Exploring the Molecular Entanglement Principle in PVC Solvent Cement

Molecular entanglement is a critical scientific principle underpinning the exceptional strength and durability of joints created by PVC solvent cement. Far more than a simple adhesive bond, this process enables two surfaces to unite on a molecular level, resulting in a fused joint that often surpasses the strength of the original material.

The Solvent Action

When PVC solvent cement is applied, solvents such as tetrahydrofuran (THF) or cyclohexanone soften or partially dissolve the outer layers of the PVC pipes and fittings. This initial softening disrupts the tightly packed polymer chain structure, causing the chains to unravel and become mobile.

Polymer Chain Mobility and Interpenetration

• Polymer Chain Unbinding: The solvent action “frees” the molecular chains in the PVC substrates, making them mobile and flexible.
• Interpenetrating Polymer Networks (IPN): As the mobile chains from each surface interact, they begin to physically intertwine, forming what is known as an interpenetrating polymer network. This phenomenon is reminiscent of entangled spaghetti, where chains interlock and twist together.

Molecular Entanglement

• Physical Entanglement: When the softened surfaces are pressed together—often with slight rotational movement—the polymer chains from both the pipe and fitting physically intertwine. This is the crucial point where molecular entanglement occurs.
• Irreversible Fusion: The subsequent evaporation of the solvent “locks” the entangled molecular chains in place. As the material re-hardens, these chains form a continuous network, making it essentially a single, fused piece of PVC.

Why is Entanglement Superior?

• Strength: The intertwined structure disperses applied stresses across many chains, making the joint exceedingly resistant to mechanical forces and leaks.
• Durability: Because the joint is now one homogenous material, rather than two surfaces held by glue, it can resist chemical, thermal, and pressure-related stresses just as effectively—often more so—than the parent material.

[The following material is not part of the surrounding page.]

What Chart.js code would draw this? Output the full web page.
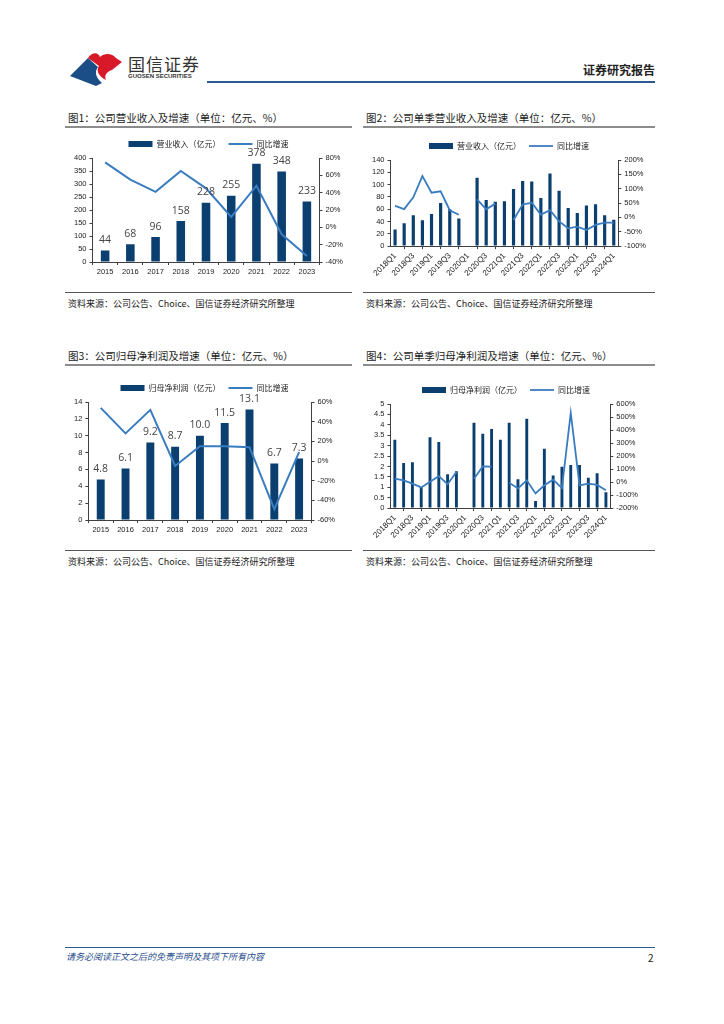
<!DOCTYPE html>
<html><head><meta charset="utf-8">
<script src="https://cdn.jsdelivr.net/npm/chart.js@4/dist/chart.umd.min.js"></script>
<style>
html,body{margin:0;padding:0;background:#fff;}
body{width:724px;height:1024px;position:relative;overflow:hidden;font-family:"Noto Sans CJK SC","Noto Sans",sans-serif;color:#222;}
.abs{position:absolute;}
.title{font-size:10.5px;white-space:nowrap;color:#1a1a1a;}
.uline{height:2px;background:#8c8c8c;}
.bline{height:1px;background:#555;}
.src{font-size:9px;white-space:nowrap;color:#222;}
canvas{position:absolute;}
</style></head><body>
<!-- header -->
<svg class="abs" style="left:68px;top:50px" width="60" height="36" viewBox="0 0 60 36">
  <path d="M2 26 L20 8 L30 17 C26 22 28 28 34 33 L28 36 Z" fill="#1b4e86"/>
  <path d="M20 8 C24 2 30 2 32 7 C36 3 44 3 48 8 L54 12 L44 20 C38 22 36 26 38 30 C30 26 28 20 31 16 Z" fill="#d7192a"/>
</svg>
<div class="abs" style="left:128px;top:51px;font-size:17px;letter-spacing:1px;color:#333;">国信证券</div>
<div class="abs" style="left:128px;top:73px;font-size:6px;color:#333;font-family:'Liberation Sans',sans-serif;font-weight:bold;">GUOSEN SECURITIES</div>
<div class="abs" style="left:207px;top:81px;width:448px;height:2px;background:#2b5a92;"></div>
<div class="abs" style="right:69px;top:61px;font-size:12px;font-weight:bold;color:#222;">证券研究报告</div>

<!-- panel titles -->
<div class="abs title" style="left:68px;top:110px;">图1：公司营业收入及增速（单位：亿元、%）</div>
<div class="abs uline" style="left:65px;top:126px;width:287px;"></div>
<div class="abs title" style="left:366px;top:110px;">图2：公司单季营业收入及增速（单位：亿元、%）</div>
<div class="abs uline" style="left:363px;top:126px;width:292px;"></div>
<div class="abs bline" style="left:65px;top:292px;width:287px;"></div>
<div class="abs bline" style="left:363px;top:292px;width:292px;"></div>
<div class="abs src" style="left:68px;top:297px;">资料来源：公司公告、Choice、国信证券经济研究所整理</div>
<div class="abs src" style="left:366px;top:297px;">资料来源：公司公告、Choice、国信证券经济研究所整理</div>

<div class="abs title" style="left:68px;top:348px;">图3：公司归母净利润及增速（单位：亿元、%）</div>
<div class="abs uline" style="left:65px;top:364px;width:287px;"></div>
<div class="abs title" style="left:366px;top:348px;">图4：公司单季归母净利润及增速（单位：亿元、%）</div>
<div class="abs uline" style="left:363px;top:364px;width:292px;"></div>
<div class="abs bline" style="left:65px;top:550px;width:287px;"></div>
<div class="abs bline" style="left:363px;top:550px;width:292px;"></div>
<div class="abs src" style="left:68px;top:555px;">资料来源：公司公告、Choice、国信证券经济研究所整理</div>
<div class="abs src" style="left:366px;top:555px;">资料来源：公司公告、Choice、国信证券经济研究所整理</div>

<!-- footer -->
<div class="abs" style="left:65px;top:947px;width:590px;height:1px;background:#2b5a92;"></div>
<div class="abs" style="left:66px;top:950px;font-size:9px;font-style:italic;color:#2b4f8c;">请务必阅读正文之后的免责声明及其项下所有内容</div>
<div class="abs" style="left:648px;top:950px;font-size:10px;color:#222;">2</div>

<canvas id="c1" style="left:65px;top:132px;width:287px;height:146px;" width="287" height="146"></canvas>
<canvas id="c2" style="left:363px;top:132px;width:292px;height:148px;" width="292" height="148"></canvas>
<canvas id="c3" style="left:65px;top:372px;width:287px;height:164px;" width="287" height="164"></canvas>
<canvas id="c4" style="left:363px;top:372px;width:292px;height:170px;" width="292" height="170"></canvas>

<script>
// ---- data ----
const years = ['2015','2016','2017','2018','2019','2020','2021','2022','2023'];
const revenue = [44, 68, 96, 158, 228, 255, 378, 348, 233];
const revenueYoY = [75, 55, 41, 65, 45, 12, 48, -8, -33];

const quarters = ['2018Q1','2018Q2','2018Q3','2018Q4','2019Q1','2019Q2','2019Q3','2019Q4',
  '2020Q1','2020Q2','2020Q3','2020Q4','2021Q1','2021Q2','2021Q3','2021Q4',
  '2022Q1','2022Q2','2022Q3','2022Q4','2023Q1','2023Q2','2023Q3','2023Q4','2024Q1'];
const qRevenue = [27, 37, 50, 42, 52, 70, 60, 45, null, 111, 75, 72, 73, 93, 106, 105, 78, 118, 90, 62, 54, 66, 68, 50, 43];
const qRevenueYoY = [40, 29, 70, 144, 86, 91, 25, 9, null, 63, 28, 48, null, -9, 45, 51, 10, 25, -14, -38, -32, -44, -26, -18, -18];

const netProfit = [4.8, 6.1, 9.2, 8.7, 10.0, 11.5, 13.1, 6.7, 7.3];
const netProfitYoY = [54, 28, 52, -5, 15, 15, 14, -49, 9];

const qProfit = [3.28, 2.17, 2.2, 1.0, 3.4, 3.18, 1.62, 1.77, null, 4.1, 3.57, 3.8, 3.28, 4.1, 1.38, 4.29, 0.34, 2.85, 1.57, 1.99, 2.07, 2.07, 1.46, 1.67, 0.76];
const qProfitYoY = [26, 13, -12, -41, 2, 45, -17, 77, null, 26, 120, 118, null, -6, -49, 13, -87, -25, 18, -47, 532, -25, -12, -22, -63];

// ---- style ----
const BAR = '#0b3f70';
const LINE = '#3a7cc0';
const TICKFONT = {family: "'Liberation Sans', 'DejaVu Sans', sans-serif", size: 7.5};
const ROTFONT = {family: "'Liberation Sans', 'DejaVu Sans', sans-serif", size: 8};
const AXIS = '#404040';

const valueLabels = {
  id: 'valueLabels',
  afterDatasetsDraw(chart, args, opts) {
    if (!opts.enabled) return;
    const ctx = chart.ctx;
    const meta = chart.getDatasetMeta(0);
    const data = chart.data.datasets[0].data;
    ctx.save();
    ctx.fillStyle = '#444';
    ctx.font = "10.5px 'Open Sans', 'DejaVu Sans', sans-serif";
    ctx.textAlign = 'center';
    ctx.textBaseline = 'bottom';
    meta.data.forEach((el, i) => {
      if (data[i] == null) return;
      ctx.fillText(opts.fmt(data[i]), el.x, el.y - 5);
    });
    ctx.restore();
  }
};

function makeChart(id, labels, bars, line, barName, left, right, opts) {
  const xTicks = {font: TICKFONT, color: '#222', autoSkip: false, padding: 2};
  if (opts.rotate) {
    xTicks.font = ROTFONT;
    xTicks.maxRotation = 45; xTicks.minRotation = 45;
    xTicks.callback = function(v, i) { return i % 2 === 0 ? this.getLabelForValue(v) : null; };
  } else {
    xTicks.maxRotation = 0;
  }
  return new Chart(document.getElementById(id), {
    data: {
      labels: labels,
      datasets: [
        {type: 'bar', label: barName, data: bars, backgroundColor: BAR, borderWidth: 0,
         barPercentage: opts.barPct, categoryPercentage: 1, yAxisID: 'y', order: 2, pointStyle: 'rect'},
        {type: 'line', label: '同比增速', data: line, borderColor: LINE, backgroundColor: LINE,
         borderWidth: opts.lw || 1.8, pointRadius: 0, tension: 0, spanGaps: false,
         yAxisID: 'y1', order: 1, pointStyle: 'line'}
      ]
    },
    options: {
      responsive: false, animation: false, devicePixelRatio: 1,
      layout: {padding: opts.padding},
      plugins: {
        legend: {position: 'top', labels: {usePointStyle: true, pointStyleWidth: 24, boxHeight: 6,
          font: {family: "'Noto Sans CJK SC', sans-serif", size: 8}, color: '#222', padding: 8,
          sort: (a, b) => a.datasetIndex - b.datasetIndex}},
        tooltip: {enabled: false},
        valueLabels: {enabled: !!opts.fmt, fmt: opts.fmt}
      },
      scales: {
        x: {grid: {display: true, drawOnChartArea: false, drawTicks: true, tickLength: 3, color: AXIS, offset: true},
            border: {display: true, color: AXIS, width: 1}, ticks: xTicks},
        y: {position: 'left', min: left[0], max: left[1],
            ticks: {stepSize: left[2], autoSkip: false, font: TICKFONT, color: '#222', padding: 3, callback: v => String(v)},
            grid: {drawOnChartArea: false, drawTicks: true, tickLength: 3, color: AXIS},
            border: {display: true, color: AXIS, width: 1}},
        y1: {position: 'right', min: right[0], max: right[1],
            ticks: {stepSize: right[2], autoSkip: false, font: TICKFONT, color: '#222', padding: 3, callback: v => v + '%'},
            grid: {drawOnChartArea: false, drawTicks: true, tickLength: 3, color: AXIS},
            border: {display: true, color: AXIS, width: 1}}
      }
    },
    plugins: [valueLabels]
  });
}

makeChart('c1', years, revenue, revenueYoY, '营业收入（亿元）', [0, 400, 50], [-40, 80, 20],
  {barPct: 0.34, fmt: v => String(v), padding: {left: 6, right: 6, top: 0, bottom: 0}, lw: 2});
makeChart('c2', quarters, qRevenue, qRevenueYoY, '营业收入（亿元）', [0, 140, 20], [-100, 200, 50],
  {barPct: 0.35, rotate: true, padding: {left: 6, right: 6, top: 2, bottom: 0}, lw: 1.8});
makeChart('c3', years, netProfit, netProfitYoY, '归母净利润（亿元）', [0, 14, 2], [-60, 60, 20],
  {barPct: 0.32, fmt: v => v.toFixed(1), padding: {left: 6, right: 14, top: 4, bottom: 0}, lw: 2});
makeChart('c4', quarters, qProfit, qProfitYoY, '归母净利润（亿元）', [0, 5, 0.5], [-200, 600, 100],
  {barPct: 0.33, rotate: true, padding: {left: 8, right: 14, top: 6, bottom: 0}, lw: 1.8});
</script>
</body></html>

Applications and Best Practices

• Rotational Movement: A slight twisting of the pipe during assembly enhances chain intertwining and uniform cement distribution.
• Timing: Surfaces must be pressed together quickly, while still softened and semi-fluid, to maximize entanglement before the solvent evaporates.
• Cure Time: Adequate curing is essential; a fully entangled and cured joint develops maximum strength and leak-proof integrity.

Theoretical Insights

Molecular entanglement is well-studied in the field of polymer science. It is seen as a distinct phenomenon that distinguishes polymeric bonding from simple mechanical adhesion. This principle is why PVC solvent cemented joints routinely outperform glued or heat-welded alternatives in tests of shear, pressure, and thermal resistance.